By the time they opened a real storefront, they'd already learned the hard lessons — ordering, food cost, rush hours, packaging, bad reviews. That's not zero experience. That's a smart, low-risk trial run. If you're nervous about jumping in, this is one of the best on-ramps in 2026.
The Franchise Shortcut
The other common path is buying into a franchise. You're not really starting from scratch — you're buying a system.
A good franchise hands you a proven concept, recipes, suppliers, training, and marketing. The playbook already exists. For someone with money but no restaurant background, that support can be the difference between sinking and swimming.
It costs more upfront and you give up creative freedom. But you're paying to skip a lot of expensive mistakes. For a first-timer, that trade can be worth it.
What Actually Kills the No-Experience Owner
Now the warning side, because it's real. Most no-experience owners who fail fall into the same trap.
It's the "I've eaten in restaurants my whole life, how hard can it be?" mindset. They love cooking. Friends love their short ribs. So they figure they're ready. That's the classic Dunning-Kruger trap — you don't know enough yet to see how much you don't know.
Then opening night hits, and a hundred overlooked details show up at once. Over the next year, more problems pile on — each one caused by a gap they couldn't see going in. A family recipe isn't a business plan. Loving food isn't the same as running a kitchen at a profit.

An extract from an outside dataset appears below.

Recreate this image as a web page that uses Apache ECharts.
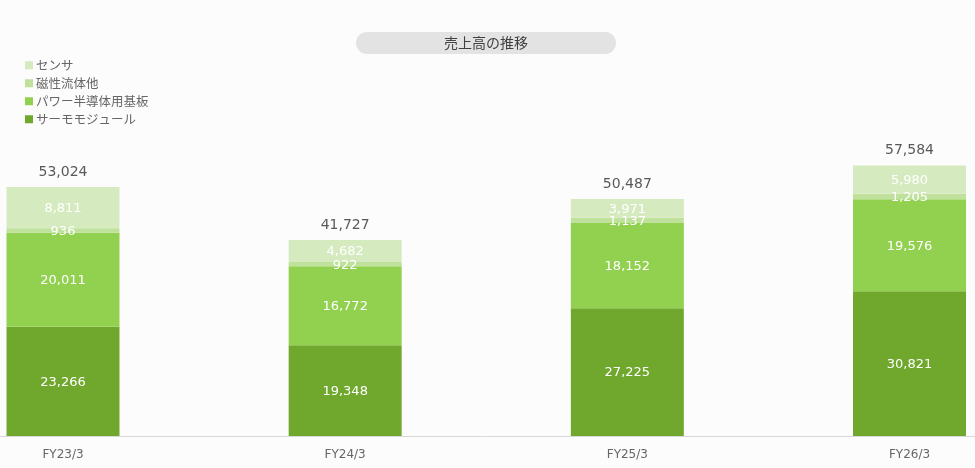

The failures almost always come from operations, not the concept. Great food can't save a place that can't schedule, order, or control its costs.
Capital Buys Room to Make Mistakes — Not Forever
There's an old joke: how do you make a million in restaurants? Start with two million.
There's truth in it. Money is a buffer. It lets you survive slow months, fix mistakes, and hire the right people. That's a huge advantage no-experience owners with deep pockets have. You can make a lot of mistakes when you have a lot of money.
But capital only buys time, not survival. If the operations never get fixed, money just delays the ending. That's why the old advice holds: when you see a new place open with a splash, check back in a year or two. Opening is easy to see. Lasting is the real scoreboard.
The Realistic Playbook for a No-Experience Owner
So how do you actually do it? Not by winging it. Here's the pattern the winners follow:
- Stay humble. Assume you don't know the trade yet. That mindset alone puts you ahead.
- Buy or borrow experience. Hire a strong manager or chef, or bring on a consultant. Then trust them.
- Start small if you can. A ghost kitchen or a tight menu lets you learn cheap before you scale.
- Build the operating system. Set up the boring systems early — POS, inventory, recipe costing, scheduling, checklists. Systems catch problems before they catch you.
- Keep enough cash. Plan for slow months and surprise repairs. Underfunding closes more good restaurants than bad food.
- Know your numbers weekly. Food cost, labor cost, cash flow. The owners still open in five years are the ones who watch the numbers.
Do this, and "no experience" stops being a death sentence. It just means you build your experience into the team instead of onto your own resume.
So what were you missing? Not much — just the parts you can't see from outside. That corporate friend didn't beat the odds on instinct. He borrowed experience, probably started small, kept enough cash, and built an operating system around people who knew the trade. Can someone with no experience open a restaurant? Absolutely. Can they run one? Only if they're humble enough to know they can't do it alone. The concept gets you open. The operating system keeps you off the list of statistics.